# Eldar - Death Jester



## webmax (Jun 5, 2008)

The Ancient are back......here a example of "very difficult" subject to paint (for me) with a bunch of free-hand and a scary look.


----------



## Vaz (Mar 19, 2008)

I've never been keen on the Harlequin models, but you've gone a long way to turning that around, nice job! +Rep.


----------



## Damned Fist (Nov 2, 2007)

Nicely done! The checks look really good.:victory:


----------



## Red Corsairs (Jun 8, 2008)

That's very nicely and neatly painted, especially the checks! +rep from me, I really like Harlequins


----------



## Trevor Drake (Oct 25, 2008)

very nice job. Cant say ive really seen the harlequins before, and i dont see what is so bad aboot them.

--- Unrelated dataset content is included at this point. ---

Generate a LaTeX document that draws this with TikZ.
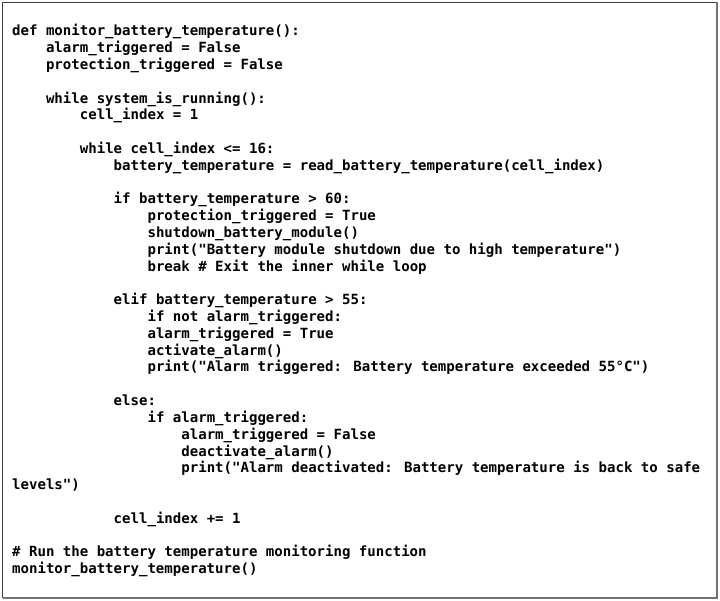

Good job ^^


----------



## squeek (Jun 8, 2008)

Really clean paintjob, I particularly like the checks, you pulled them off well I think.


----------



## jordan_darko (Mar 26, 2008)

He's really cool great choice of colours lots of colours there too catch the eye it really makes the model pop, good work mate. JD


----------



## LVix (Oct 18, 2008)

Very nice work and I'm not normally a fan of that model myself but the paint job has balanced him out nicely by bringing out his best features. Just great! :grin:


----------



## Death 0F Angels (Feb 27, 2008)

Nice, i have a bout 40 oop harlequins i need to paint, not looking forward to it. I have the same problem with them bieng "very difficult". Youve done a nice job with the deathjester.


----------



## The Wraithlord (Jan 1, 2007)

Excellent work!


----------



## Ethereal Grant (Oct 18, 2009)

awesome job

could you tell me how you painted those cool diamonds on the harlies leg


----------



## webmax (Jun 5, 2008)

Hi, there was a very tired works. I've done those pattern twice before found the right one.
First of all i 've used a pencil to draw the diamond (over a white primer) pattern before painting them.
After that i try to do a regolar alternate color match, also doing some highlight over the upper edge of every diamonds. And painting with gold the line separating all diamonds.


----------



## Ethereal Grant (Oct 18, 2009)

Thanks man Thats a real help for my models


----------